When a person passes away, their assets must be distributed to their family, heirs, or beneficiaries according to the person’s will. If they don’t have a will, the state probate code, as enforced by the county probate court, will dictate how the assets should be distributed – i.e. how the estate should be “settled.” Settling an estate includes the following steps:
- Get appointed as administrator or personal representative of the estate
- Identify, record and gather all the decedent’s assets
- Pay the decedent’s outstanding debts and taxes
- Distribute the remaining assets to family, heirs or beneficiaries
- Terminate or close the estate
To have an administrator/personal representative appointed to settle an estate, please contact the Surrogate’s Office at 973-285-6500.
When an individual dies without a will the following laws of the State of New Jersey provide for the distribution of property to the heirs by intestate succession.
- If an individual dies leaving a spouse and children, who are also the children of the surviving spouse, the spouse receives the entire estate.
- If an individual dies leaving a spouse and children who are not also the children of that spouse, the spouse receives the first 25 percent (not less than the first $50,000 nor more than $200,000.) plus one-half of the balance. The rest goes to the children.
- If an individual dies leaving children but no spouse, the children receive the entire estate divided equally among them. If there are grandchildren, they take their deceased parent’s share by representation. If all the children are deceased, then the grandchildren share equally in the estate.
- If an individual dies leaving a spouse, mother and father, but no children, the spouse receives the first 25 percent (not less than the first $50,000 nor more than $200,000 ) plus three-quarter of the balance. The rest goes to the parents.

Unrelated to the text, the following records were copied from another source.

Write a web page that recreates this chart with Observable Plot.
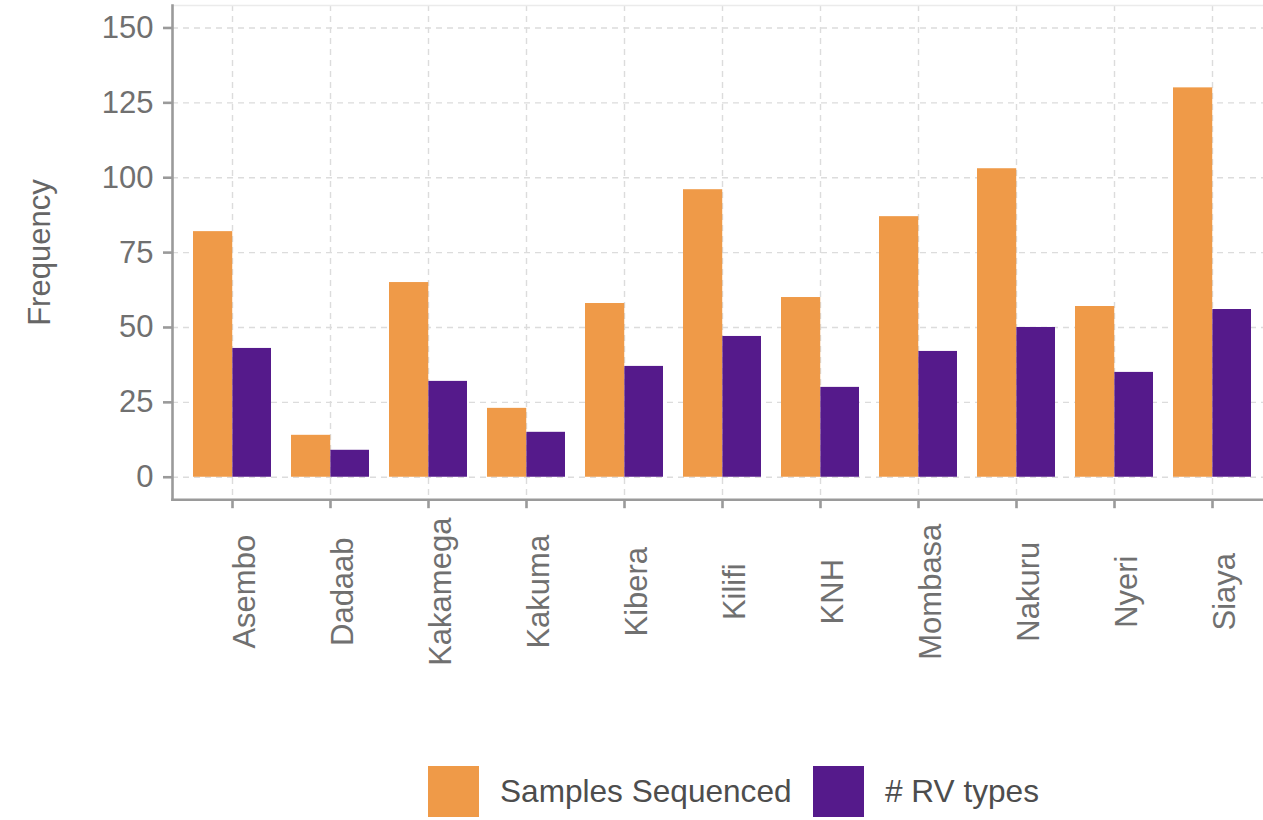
<!DOCTYPE html>
<html>
<head>
<meta charset="utf-8">
<script src="https://cdn.jsdelivr.net/npm/d3@7"></script>
<script src="https://cdn.jsdelivr.net/npm/@observablehq/plot@0.6"></script>
<style>
  html, body { margin: 0; padding: 0; background: #fff; }
  #chart svg { display: block; }
  .legend { position: relative; height: 80px; font-family: "Liberation Sans", Arial, sans-serif; font-size: 31.6px; color: #4d4d4d; }
  .legend .item { position: absolute; top: 26px; display: flex; align-items: center; height: 51px; }
  .legend .sw { width: 51px; height: 51px; margin-right: 21px; }
</style>
</head>
<body>
<div id="chart"></div>
<div class="legend" id="legend"></div>
<script>
// ---- data ----
const categories = ["Asembo", "Dadaab", "Kakamega", "Kakuma", "Kibera", "Kilifi", "KNH", "Mombasa", "Nakuru", "Nyeri", "Siaya"];
const samplesSequenced = [82, 14, 65, 23, 58, 96, 60, 87, 103, 57, 130];
const rvTypes = [43, 9, 32, 15, 37, 47, 30, 42, 50, 35, 56];
const seriesNames = ["Samples Sequenced", "# RV types"];
const seriesColors = ["#EF9A48", "#551A8B"];
const yTicks = [0, 25, 50, 75, 100, 125, 150];
const yDomain = [-7.5, 157.5];
const yTitle = "Frequency";

// ---- table ----
const rows = categories.flatMap((site, i) => [
  {site, series: seriesNames[0], value: samplesSequenced[i]},
  {site, series: seriesNames[1], value: rvTypes[i]}
]);

// ---- layout ----
const W = 1263, H = 740, ML = 172, MR = 0, MT = 5, MB = H - 499.2;
const xOpts = {type: "band", domain: categories, paddingInner: 0.2, paddingOuter: 0.1437, align: 0.659};
const half = Plot.scale({x: {...xOpts, range: [ML, W - MR]}}).bandwidth / 2;

const axisColor = "#9a9a9a";
const gridColor = "#dcdcdc";
const tickText = "#707070";
const font = "'Liberation Sans', Arial, sans-serif";
const gridStyle = {stroke: gridColor, strokeOpacity: 1, strokeWidth: 1.4, strokeDasharray: "6,5"};

const chart = Plot.plot({
  width: W, height: H,
  marginLeft: ML, marginRight: MR, marginTop: MT, marginBottom: MB,
  style: {fontFamily: font, fontSize: "31px", background: "white"},
  x: {...xOpts, label: null},
  y: {domain: yDomain, label: null},
  color: {domain: seriesNames, range: seriesColors},
  marks: [
    Plot.gridX(gridStyle),
    Plot.gridY(yTicks, gridStyle),
    Plot.frame({anchor: "top", stroke: "#ebebeb", strokeWidth: 1.5}),
    Plot.barY(rows, {filter: d => d.series === seriesNames[0], x: "site", y: "value", fill: "series", insetRight: half - 0.6}),
    Plot.barY(rows, {filter: d => d.series === seriesNames[1], x: "site", y: "value", fill: "series", insetLeft: half}),
    Plot.frame({anchor: "left", stroke: axisColor, strokeWidth: 2.6}),
    Plot.frame({anchor: "bottom", stroke: axisColor, strokeWidth: 2.6}),
    Plot.axisY(yTicks, {tickSize: 9, tickPadding: 10, stroke: axisColor, strokeWidth: 2.6, fill: tickText, fontSize: 31, label: null}),
    Plot.axisX({tickSize: 9, stroke: axisColor, strokeWidth: 2.6, fill: "none", label: null}),
    Plot.text(categories, {x: d => d, text: d => d, frameAnchor: "bottom", rotate: -90, textAnchor: "middle", lineAnchor: "top", dy: 92, fill: tickText, fontSize: 31}),
    Plot.text([yTitle], {text: d => d, frameAnchor: "left", rotate: -90, textAnchor: "middle", lineAnchor: "top", dx: -145, fill: "#666666", fontSize: 31})
  ]
});
document.getElementById("chart").appendChild(chart);

// ---- legend ----
const legend = document.getElementById("legend");
const legendLeft = [428, 813];
seriesNames.forEach((name, i) => {
  const item = document.createElement("div");
  item.className = "item";
  item.style.left = legendLeft[i] + "px";
  const sw = document.createElement("div");
  sw.className = "sw";
  sw.style.background = seriesColors[i];
  const label = document.createElement("span");
  label.textContent = name;
  item.appendChild(sw);
  item.appendChild(label);
  legend.appendChild(item);
});
</script>
</body>
</html>
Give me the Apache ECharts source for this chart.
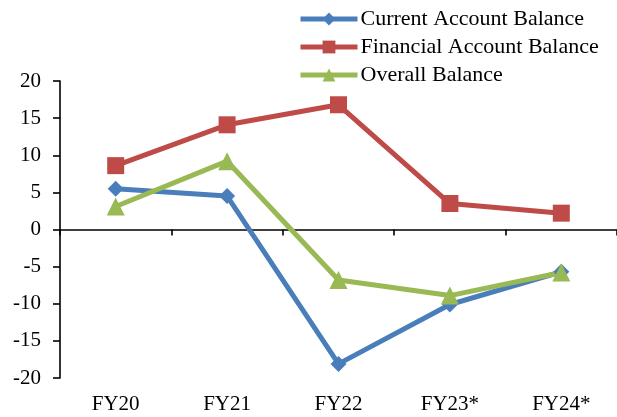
<!DOCTYPE html>
<html><head><meta charset="utf-8">
<script src="https://cdn.jsdelivr.net/npm/echarts@6/dist/echarts.min.js"></script>
<style>html,body{margin:0;padding:0;background:#fff}#c{width:617px;height:417px}</style>
</head><body><div id="c"></div>
<script>
const categories = ['FY20', 'FY21', 'FY22', 'FY23*', 'FY24*'];
const currentAccount = [5.5, 4.5, -18.1, -10.1, -5.7];
const financialAccount = [8.6, 14.1, 16.8, 3.5, 2.2];
const overallBalance = [3.1, 9.2, -6.8, -8.9, -5.8];
const yTicks = { min: -20, max: 20, interval: 5 };

const font = 'Liberation Serif';
const chart = echarts.init(document.getElementById('c'));
chart.setOption({
  animation: false,
  backgroundColor: '#fff',
  textStyle: { fontFamily: font },
  legend: {
    orient: 'vertical', left: 293, top: 3,
    itemWidth: 57, itemHeight: 16, itemGap: 6,
    lineStyle: { width: 5 },
    textStyle: { fontFamily: font, fontSize: 22, color: '#000', padding: [0, 0, 0, -2] },
    data: ['Current Account Balance', 'Financial Account Balance', 'Overall Balance']
  },
  grid: { left: 60, top: 81, bottom: 39, width: 560 },
  xAxis: [{
    type: 'category', data: categories, position: 'bottom', boundaryGap: true,
    axisLine: { onZero: true, lineStyle: { color: '#000', width: 1.6 } },
    axisTick: { show: true, length: 6, lineStyle: { color: '#000', width: 1.6 } },
    axisLabel: { show: false }, splitLine: { show: false }
  }, {
    type: 'category', data: categories, position: 'bottom', boundaryGap: true,
    axisLine: { show: false, onZero: false }, axisTick: { show: false },
    axisLabel: { show: true, margin: 16, fontFamily: font, fontSize: 21, color: '#000' },
    splitLine: { show: false }
  }],
  yAxis: {
    type: 'value', min: yTicks.min, max: yTicks.max, interval: yTicks.interval,
    axisLine: { show: true, lineStyle: { color: '#000', width: 1.6 } },
    axisTick: { show: true, length: 7, lineStyle: { color: '#000', width: 1.6 } },
    axisLabel: { margin: 19, fontFamily: font, fontSize: 21, color: '#000' },
    splitLine: { show: false }
  },
  series: [{
    name: 'Current Account Balance', type: 'line', data: currentAccount,
    symbol: 'diamond', symbolSize: 16,
    lineStyle: { color: '#4A7EBB', width: 5 }, itemStyle: { color: '#4A7EBB' }
  }, {
    name: 'Financial Account Balance', type: 'line', data: financialAccount,
    symbol: 'rect', symbolSize: 17,
    lineStyle: { color: '#BE4B48', width: 5 }, itemStyle: { color: '#BE4B48' }
  }, {
    name: 'Overall Balance', type: 'line', data: overallBalance,
    symbol: 'triangle', symbolSize: 18,
    lineStyle: { color: '#98B954', width: 5 }, itemStyle: { color: '#98B954' }
  }]
});
</script></body></html>
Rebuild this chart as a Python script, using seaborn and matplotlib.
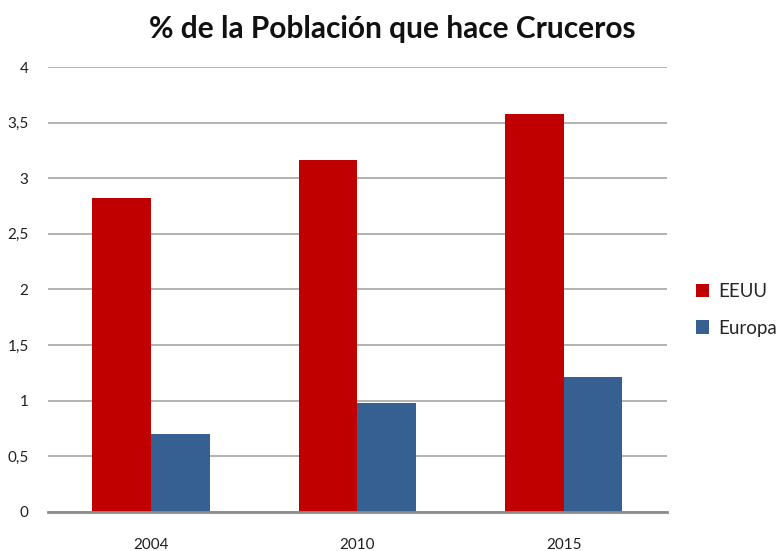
import pandas as pd
import matplotlib
matplotlib.use('Agg')
import matplotlib.pyplot as plt
import seaborn as sns
from matplotlib.ticker import FuncFormatter

years = ['2004', '2010', '2015']
eeuu = [2.82, 3.16, 3.58]
europa = [0.70, 0.98, 1.21]
series_names = ['EEUU', 'Europa']
colors = ['#C00000', '#376092']

# Long format for seaborn
df = pd.DataFrame({
    'Año': years * 2,
    'Valor': eeuu + europa,
    'Serie': [series_names[0]] * 3 + [series_names[1]] * 3,
})

sns.set_style('white')
plt.rcParams['font.family'] = ['Lato', 'DejaVu Sans']

fig = plt.figure(figsize=(7.78, 5.51), dpi=100)
ax = fig.add_axes([0.0617, 0.0708, 0.7953, 0.8076])

sns.barplot(data=df, x='Año', y='Valor', hue='Serie', order=years,
            hue_order=series_names, palette=colors, width=0.57,
            linewidth=0, saturation=1, ax=ax)

ax.set_ylim(0, 4)
ax.set_yticks([0, 0.5, 1, 1.5, 2, 2.5, 3, 3.5, 4])
ax.yaxis.set_major_formatter(FuncFormatter(lambda v, p: f'{v:g}'.replace('.', ',')))
ax.grid(axis='y', color='#A6A6A6', linewidth=1.2)
ax.set_axisbelow(True)
for s in ['left', 'right', 'top']:
    ax.spines[s].set_visible(False)
ax.spines['bottom'].set_color('#8C8C8C')
ax.spines['bottom'].set_linewidth(2)
ax.tick_params(axis='y', length=0, pad=14, labelsize=11, labelcolor='#202020')
ax.tick_params(axis='x', length=0, pad=19, labelsize=11, labelcolor='#202020')
ax.set_xlabel('')
ax.set_ylabel('')

fig.suptitle('% de la Población que hace Cruceros', x=0.504, y=0.972,
             fontsize=21.5, fontweight='bold', color='#111111')

ax.legend(loc='center left', bbox_to_anchor=(0.895, 0.438), bbox_transform=fig.transFigure,
          frameon=False, fontsize=13.5, handlelength=0.7, handleheight=0.7,
          handletextpad=0.45, labelspacing=1.05, borderaxespad=0, borderpad=0)

fig.savefig('out.png', dpi=100)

- If an individual dies leaving no spouse and no children and that individual’s parents survive, the parents inherit the entire estate. If no parent survives, brothers and sisters receive equal amounts of the entire estate.
If the estate does not exceed $20,000 and there is a surviving spouse, an Affidavit of Surviving Spouse may be issued by the Surrogate. An affidavit allows a husband or wife to dispose of the property. If there is no surviving spouse and the property does not exceed $10,000, a close relative can be issued an affidavit to handle the disposition.
If the estate exceeds $20,000/$10,000 an administrator will be appointed by the Surrogate. Before an administrator can be appointed, all other next of kin of the decedent must renounce their right to be the administrator. A surety bond is also required. The Surrogate will issue a “Letter of Administration” giving the administrator the necessary authority to transfer property, withdraw money from the bank accounts, pay outstanding bills and handle the other affairs of the estate.
To challenge the appointment of an executor or administrator, a caveat must be filed prior to their appointment, with the Surrogate to temporarily prevent the probation of a will or granting of administration.
The appointment of an administrator often takes time, especially if there are challenges to the appointment which must be addressed, or if a search for distant relatives must be performed. During that period, final pay checks can be withheld and bank accounts that were not jointly held can be frozen.
Finally, if there are no next of kin, the property will revert (escheat) to the State of New Jersey.